1. ## Algorithm help

I am terrible with algorithms but here goes

Suppose one wants to find, for a given list of distinct numbers, the sum of the products of every pair of different numbers in the list. For example, if the list consists of 4, 10, 20, 100 then we would compute 4*10 + 4*20 + 4*100 + 10*100 + 20*100 = 3720

The task is to write out an algorithm for the above calculation for an arbitrary list of n distinct numbers.

I am lost and don't know where to begin

2. Originally Posted by minkyboodle
I am terrible with algorithms but here goes

Suppose one wants to find, for a given list of distinct numbers, the sum of the products of every pair of different numbers in the list. For example, if the list consists of 4, 10, 20, 100 then we would compute 4*10 + 4*20 + 4*100 + 10*100 + 20*100 = 3720

The task is to write out an algorithm for the above calculation for an arbitrary list of n distinct numbers.

I am lost and don't know where to begin
Why didn't you have 10*20?

3. because I missed it

4. Originally Posted by minkyboodle
because I missed it
Algo Hint

For i = 1 to n-1
For j = (i+1) to n
sum = sum + a_i*a_j

Can you complete?

5. Suppose there were n numbers in the list. Then if you simply multiply all the pairs together, which seems to be what aman_cc is suggesting you have to do n*(n-1)/2 multiplications. So for 10 numbers that would be 45 multiplications. But you can do it with only 11 multiplications and one division like this:
Add all the numbers together, and square the result
Add the squares of all the numbers together.
Subtract the second number from the first and divide by 2.

6. Originally Posted by alunw
Suppose there were n numbers in the list. Then if you simply multiply all the pairs together, which seems to be what aman_cc is suggesting you have to do n*(n-1)/2 multiplications. So for 10 numbers that would be 45 multiplications. But you can do it with only 11 multiplications and one division like this:
Add all the numbers together, and square the result
Add the squares of all the numbers together.
Subtract the second number from the first and divide by 2.

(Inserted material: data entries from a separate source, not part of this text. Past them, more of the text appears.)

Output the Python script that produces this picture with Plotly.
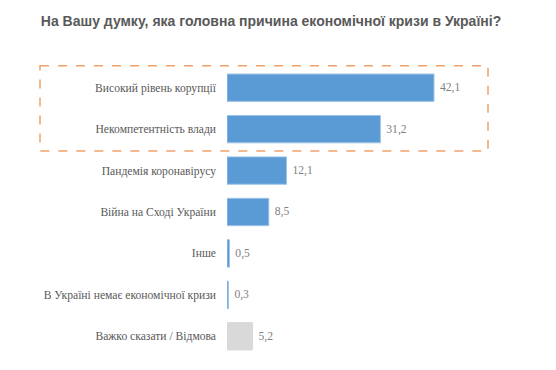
import plotly.graph_objects as go

categories = [
    "Високий рівень корупції",
    "Некомпетентність влади",
    "Пандемія коронавірусу",
    "Війна на Сході України",
    "Інше",
    "В Україні немає економічної кризи",
    "Важко сказати / Відмова",
]
values = [42.1, 31.2, 12.1, 8.5, 0.5, 0.3, 5.2]
labels = [" " + f"{v:.1f}".replace(".", ",") for v in values]
colors = ["#5B9BD5"] * 6 + ["#D9D9D9"]
edges = ["#9DC3E6"] * 6 + ["#D9D9D9"]

SERIF = "Liberation Serif, Times New Roman, serif"

fig = go.Figure(go.Bar(
    y=categories, x=values, orientation="h",
    marker=dict(color=colors, line=dict(color=edges, width=1)),
    text=labels, textposition="outside", cliponaxis=False,
    textfont=dict(family=SERIF, size=11.6, color="#7F7F7F"),
    width=0.66,
))

fig.add_shape(type="rect", xref="paper", yref="y",
              x0=(40 - 227) / 295, x1=(488 - 227) / 295, y0=-0.53, y1=1.53,
              line=dict(color="#EFA26A", width=1.5, dash="dash"))

fig.update_layout(
    width=548, height=362,
    margin=dict(l=219, r=34, t=57, b=13),
    paper_bgcolor="white", plot_bgcolor="white",
    showlegend=False,
    title=dict(text="<b>На Вашу думку, яка головна причина економічної кризи в Україні?</b>",
               x=0.48, xanchor="center", y=0.964, yanchor="middle",
               font=dict(family="Liberation Sans, Arial, sans-serif", size=14, color="#595959")),
    xaxis=dict(range=[0, 60], visible=False, automargin=False),
    yaxis=dict(autorange="reversed", showgrid=False, zeroline=False, showline=False,
               automargin=False, ticks="", ticklabelstandoff=10,
               tickfont=dict(family=SERIF, size=11.6, color="#595959")),
)

fig.write_html("out.html")
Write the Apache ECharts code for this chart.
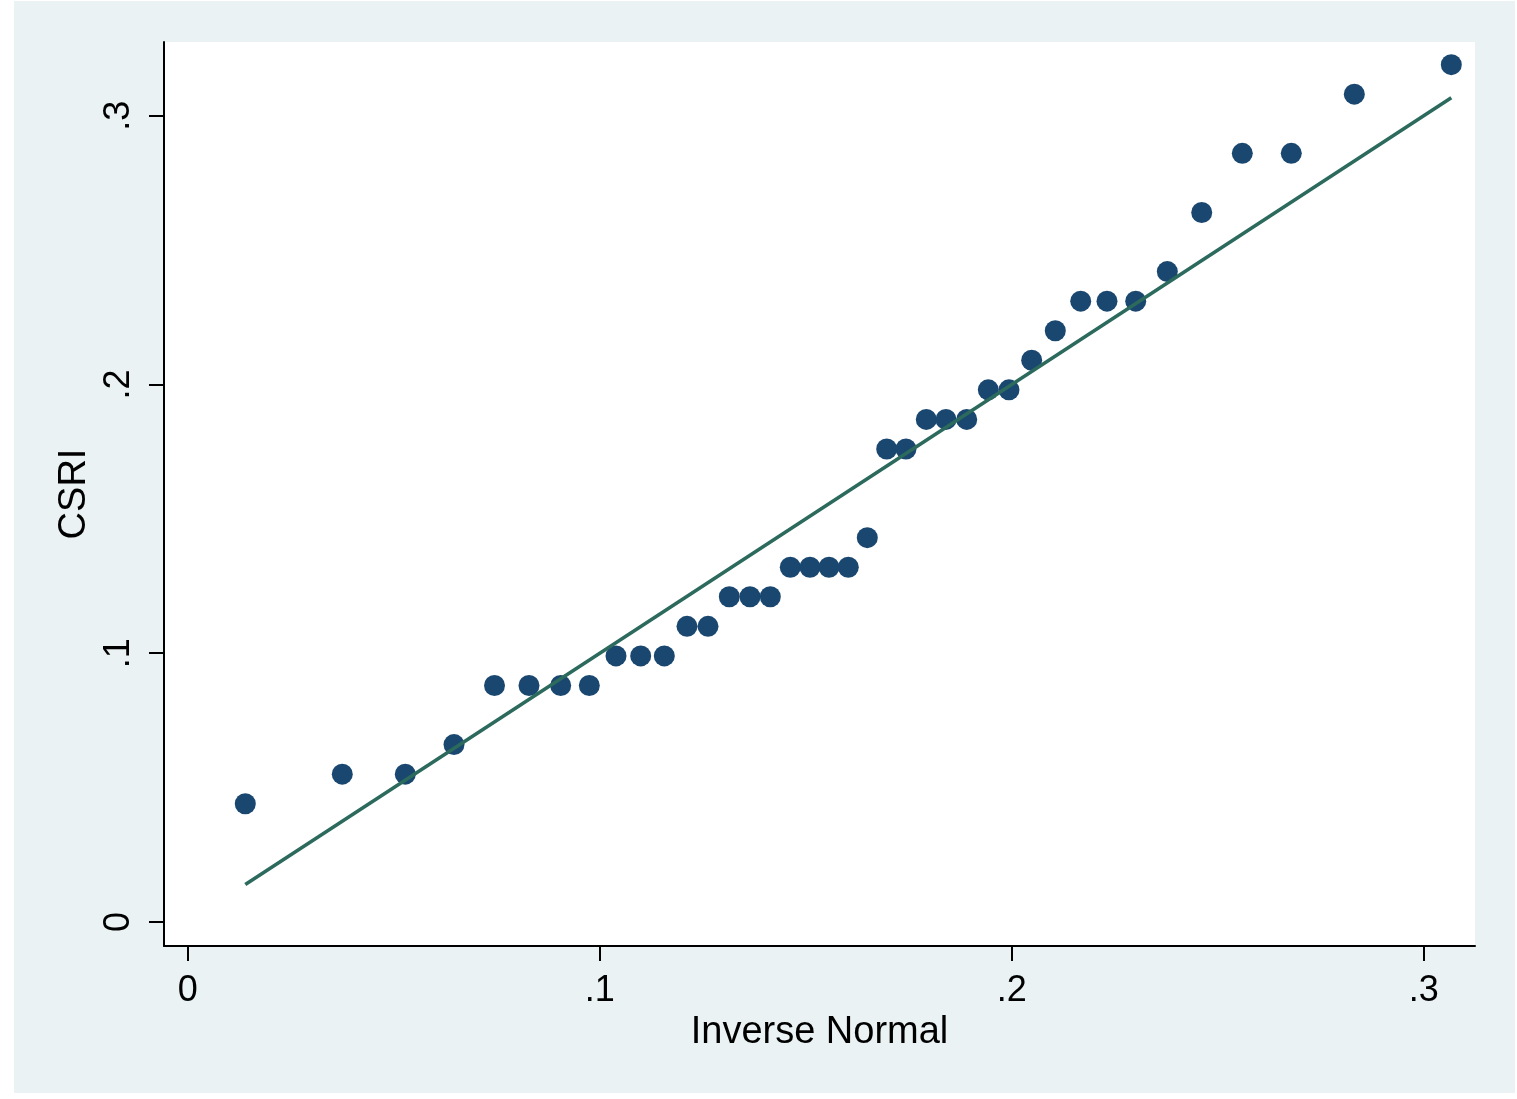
<!DOCTYPE html>
<html>
<head>
<meta charset="utf-8">
<script src="https://cdn.jsdelivr.net/npm/echarts@6/dist/echarts.min.js"></script>
<style>
  html, body { margin: 0; padding: 0; background: #ffffff; }
  #chart { position: absolute; left: 14px; top: 1px; width: 1501px; height: 1092px; }
</style>
</head>
<body>
<div id="chart"></div>
<script>
const inverseNormal = [
  0.01398, 0.03752, 0.05282, 0.06464, 0.07447, 0.08284, 0.09053, 0.09748,
  0.10396, 0.10995, 0.11568, 0.12119, 0.12629, 0.13146, 0.13648, 0.14141,
  0.14626, 0.15104, 0.15566, 0.16034, 0.16495, 0.16966, 0.17434, 0.17927,
  0.18405, 0.18908, 0.19432, 0.19934, 0.20485, 0.21058, 0.21675, 0.22313,
  0.23010, 0.23777, 0.24612, 0.25597, 0.26786, 0.28316, 0.30670
];
const csri = [
  0.044, 0.055, 0.055, 0.066, 0.088, 0.088, 0.088, 0.088,
  0.099, 0.099, 0.099, 0.110, 0.110, 0.121, 0.121, 0.121,
  0.132, 0.132, 0.132, 0.132, 0.143, 0.176, 0.176, 0.187,
  0.187, 0.187, 0.198, 0.198, 0.209, 0.220, 0.231, 0.231,
  0.231, 0.242, 0.264, 0.286, 0.286, 0.308, 0.319
];
// Reference (45-degree) line end points
const refLineX = [0.01398, 0.30670];
const refLineY = [0.01398, 0.30670];

const xTickValues = [0, 0.1, 0.2, 0.3];
const xTickLabels = ['0', '.1', '.2', '.3'];
const yTickValues = [0, 0.1, 0.2, 0.3];
const yTickLabels = ['0', '.1', '.2', '.3'];

const xTitle = 'Inverse Normal';
const yTitle = 'CSRI';

const FONT = '"Liberation Sans", Arial, sans-serif';

function labelFor(values, labels) {
  return function (v) {
    for (let i = 0; i < values.length; i++) {
      if (Math.abs(values[i] - v) < 1e-9) return labels[i];
    }
    return '';
  };
}

const chart = echarts.init(document.getElementById('chart'));
chart.setOption({
  backgroundColor: '#EAF2F3',
  animation: false,
  grid: {
    left: 150, top: 41, width: 1311, height: 904,
    show: true, backgroundColor: '#ffffff', borderWidth: 0
  },
  xAxis: {
    type: 'value',
    min: -0.00575, max: 0.31245,
    name: xTitle,
    nameLocation: 'middle',
    nameGap: 60,
    nameTextStyle: { fontFamily: FONT, fontSize: 38, color: '#000' },
    axisLine: { show: true, onZero: false, lineStyle: { color: '#000', width: 2 } },
    axisTick: { show: true, length: 15, lineStyle: { color: '#000', width: 2 }, customValues: xTickValues },
    axisLabel: {
      customValues: xTickValues,
      formatter: labelFor(xTickValues, xTickLabels),
      fontFamily: FONT, fontSize: 36, color: '#000', margin: 27
    },
    splitLine: { show: false }
  },
  yAxis: {
    type: 'value',
    min: -0.00893, max: 0.32742,
    name: yTitle,
    nameLocation: 'middle',
    nameGap: 68,
    nameRotate: 90,
    nameTextStyle: { fontFamily: FONT, fontSize: 38, color: '#000' },
    axisLine: { show: true, onZero: false, lineStyle: { color: '#000', width: 2 } },
    axisTick: { show: true, length: 15, lineStyle: { color: '#000', width: 2 }, customValues: yTickValues },
    axisLabel: {
      customValues: yTickValues,
      formatter: labelFor(yTickValues, yTickLabels),
      rotate: 90,
      fontFamily: FONT, fontSize: 36, color: '#000', margin: 27
    },
    splitLine: { show: false }
  },
  series: [
    {
      type: 'scatter',
      data: inverseNormal.map((x, i) => [x, csri[i]]),
      symbol: 'circle',
      symbolSize: 21,
      itemStyle: { color: '#1a476f', opacity: 1 },
      z: 2
    },
    {
      type: 'line',
      data: refLineX.map((x, i) => [x, refLineY[i]]),
      showSymbol: false,
      symbol: 'none',
      lineStyle: { color: '#2b6a5c', width: 3.5 },
      z: 3
    }
  ]
});
</script>
</body>
</html>
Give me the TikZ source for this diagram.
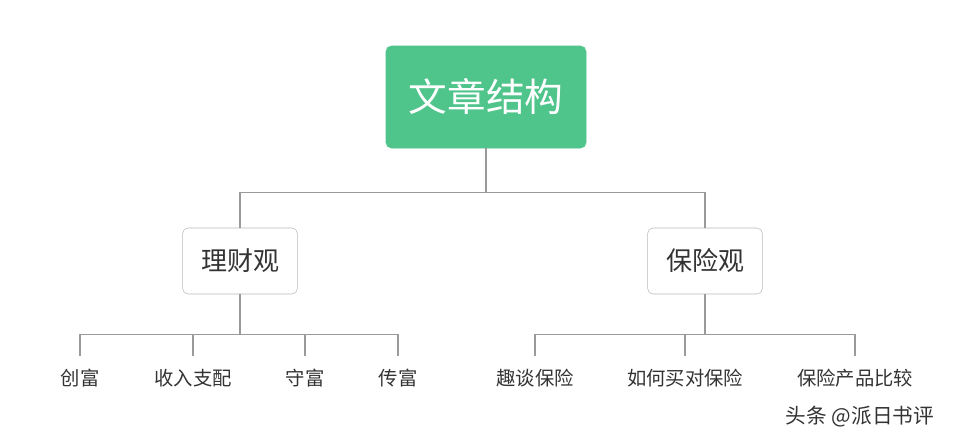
\documentclass[tikz,border=0pt]{standalone}
\usepackage{fontspec}
\setmainfont{Noto Sans CJK SC}
\usetikzlibrary{positioning}
\definecolor{rootgreen}{HTML}{4FC48B}
\definecolor{linegray}{HTML}{9A9A9A}
\definecolor{textgray}{HTML}{333333}
\tikzset{
    rootbox/.style = {draw=rootgreen, fill=rootgreen, rounded corners=4pt, text=white,
    minimum width=150pt, minimum height=76.5pt, font=\fontsize{29}{32}\selectfont},
    midbox/.style = {draw=linegray!70, fill=white, rounded corners=4pt, text=textgray,
    minimum width=86pt, minimum height=49.5pt, font=\fontsize{19.5}{22}\selectfont},
    leaf/.style = {text=textgray, font=\fontsize{14.5}{17}\selectfont},
    conn/.style = {draw=linegray, line width=0.9pt}
}
\begin{document}
\begin{tikzpicture}[x=0.75pt, y=-0.75pt]
    \useasboundingbox (0,0) rectangle (978,444);
    \node[rootbox] (root) at (486,97) {文章结构};
    \node[midbox] (money) at (240,261) {理财观};
    \node[midbox] (insure) at (705,261) {保险观};
    % leaves
    \node[leaf] (l1) at (80,378) {创富};
    \node[leaf] (l2) at (193,378) {收入支配};
    \node[leaf] (l3) at (305,378) {守富};
    \node[leaf] (l4) at (398,378) {传富};
    \node[leaf] (r1) at (535,378) {趣谈保险};
    \node[leaf] (r2) at (685,378) {如何买对保险};
    \node[leaf] (r3) at (855,378) {保险产品比较};
    \node[text=textgray, font=\fontsize{15.5}{18}\selectfont] (mark) at (860,417) {头条 @派日书评};
    % connectors
    \draw[conn] (root.south) -- ++(0,44) -| (money.north);
    \draw[conn] (root.south) -- ++(0,44) -| (insure.north);
    \foreach \n in {l1,l2,l3,l4}
        \draw[conn] (money.south) -- ++(0,40) -| ([yshift=6pt]\n.north);
    \foreach \n in {r1,r2,r3}
        \draw[conn] (insure.south) -- ++(0,40) -| ([yshift=6pt]\n.north);
\end{tikzpicture}
\end{document}
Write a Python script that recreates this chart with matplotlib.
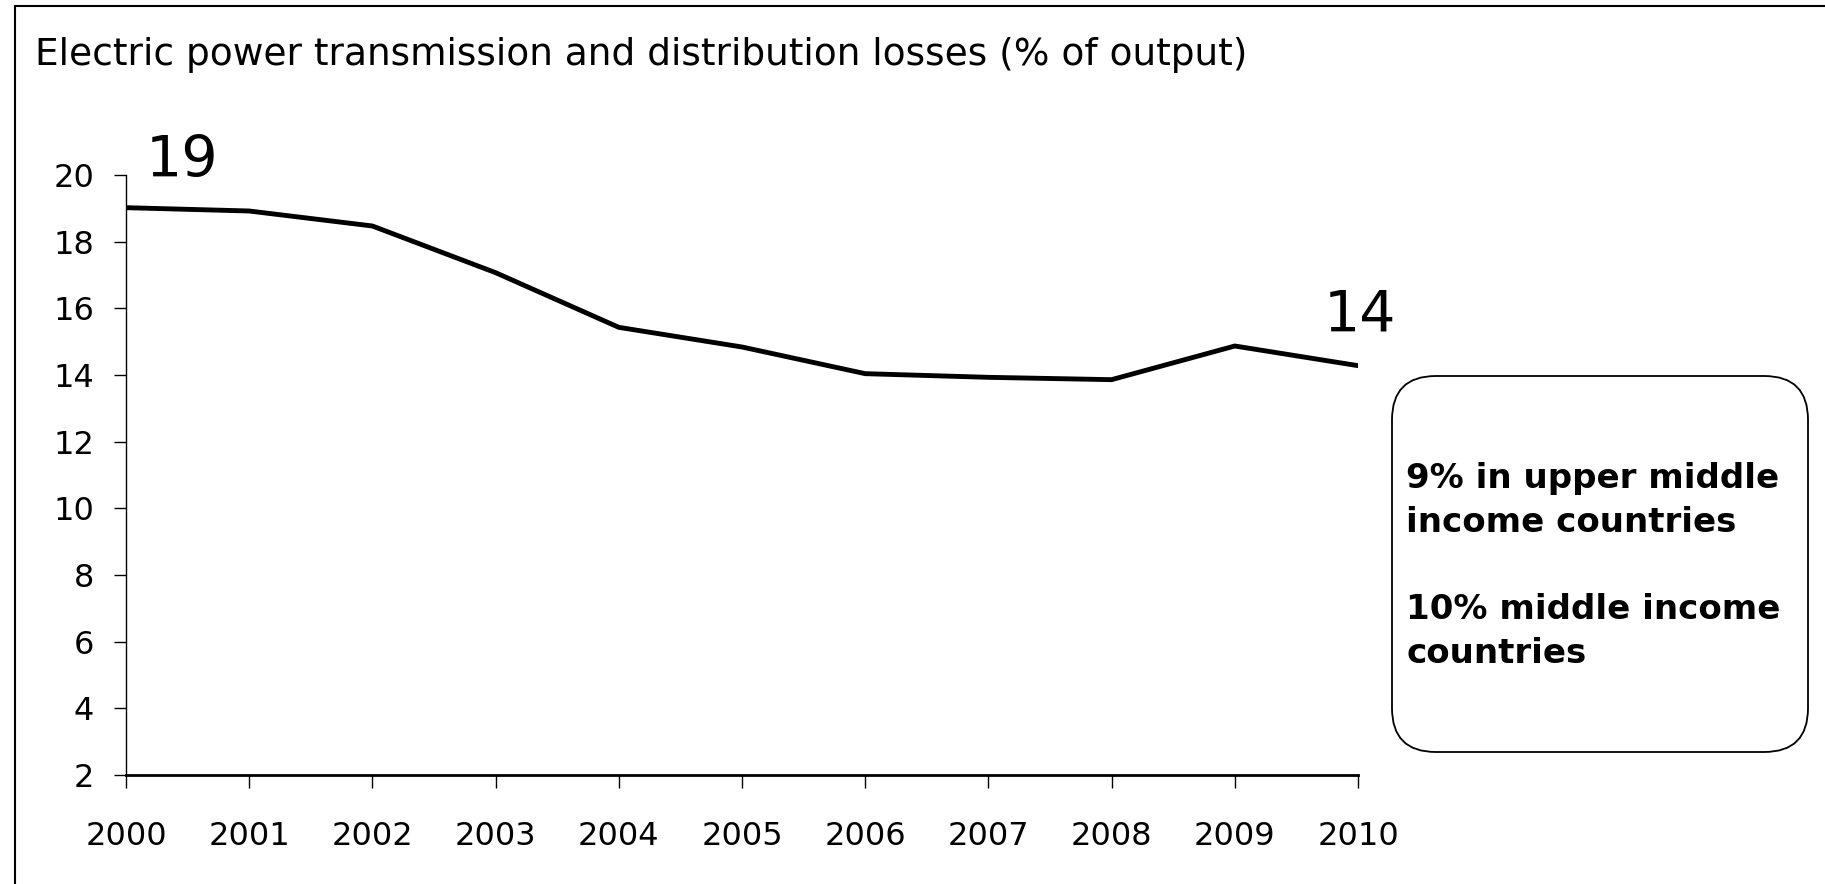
import matplotlib
matplotlib.use("Agg")
import matplotlib.pyplot as plt
from matplotlib.patches import Rectangle, FancyBboxPatch

years = [2000, 2001, 2002, 2003, 2004, 2005, 2006, 2007, 2008, 2009, 2010]
losses = [19.02, 18.92, 18.47, 17.07, 15.43, 14.84, 14.04, 13.93, 13.86, 14.87, 14.28]
yticks = [2, 4, 6, 8, 10, 12, 14, 16, 18, 20]
title = "Electric power transmission and distribution losses (% of output)"
note = "9% in upper middle\nincome countries\n\n10% middle income\ncountries"

plt.rcParams["font.family"] = "DejaVu Sans"

W, H = 1825, 884
fig = plt.figure(figsize=(W / 100, H / 100), dpi=100)
ax = fig.add_axes([126 / W, 1 - 775 / H, (1358 - 126) / W, (775 - 175) / H])

ax.plot(years, losses, color="black", lw=3.5, solid_joinstyle="miter")
ax.set_xlim(years[0], years[-1])
ax.set_ylim(2, 20)
ax.set_xticks(years)
ax.set_yticks(yticks)
ax.tick_params(axis="both", labelsize=23, length=9, width=1, direction="out")
ax.tick_params(axis="y", pad=14)
ax.tick_params(axis="x", pad=24)
for s in ("top", "right"):
    ax.spines[s].set_visible(False)
ax.spines["left"].set_linewidth(1)
ax.spines["bottom"].set_linewidth(2)

# end-point value labels
ax.annotate(f"{losses[0]:.0f}", (years[0], losses[0]), xytext=(56, 46),
            textcoords="offset pixels", ha="center", va="center", fontsize=41)
ax.annotate(f"{losses[-1]:.0f}", (years[-1], losses[-1]), xytext=(2, 50),
            textcoords="offset pixels", ha="center", va="center", fontsize=41)

fig.text(35 / W, 1 - 55 / H, title, fontsize=27, ha="left", va="center")

# callout box
box = FancyBboxPatch((1392 / W, 1 - 752 / H), (1808 - 1392) / W, (752 - 376) / H,
                     boxstyle="round,pad=0,rounding_size=0.024",
                     transform=fig.transFigure, fill=False, ec="black", lw=1.3,
                     mutation_aspect=W / H)
fig.patches.append(box)
fig.text(1406 / W, 1 - 566 / H, note, fontsize=24.5, fontweight="bold",
         ha="left", va="center", linespacing=1.42)

# outer frame
fig.patches.append(Rectangle((15 / W, -0.1), 1.2, 1.1 - 6 / H, transform=fig.transFigure,
                             fill=False, ec="black", lw=1.5))

fig.savefig("out.png", dpi=100)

so to write that it would be?

I get what you are saying but I can't figure out how to put it into math writing

7. I think you should try to do a little more work yourself now. In any case I don't know what system you are supposed to be using for writing down your algorithm. I've used a form of the binomial theorem here, or whatever its equivalent for more than two terms is called.
Why not try to use the same kind of language aman_cc used, but to describe my algorithm instead.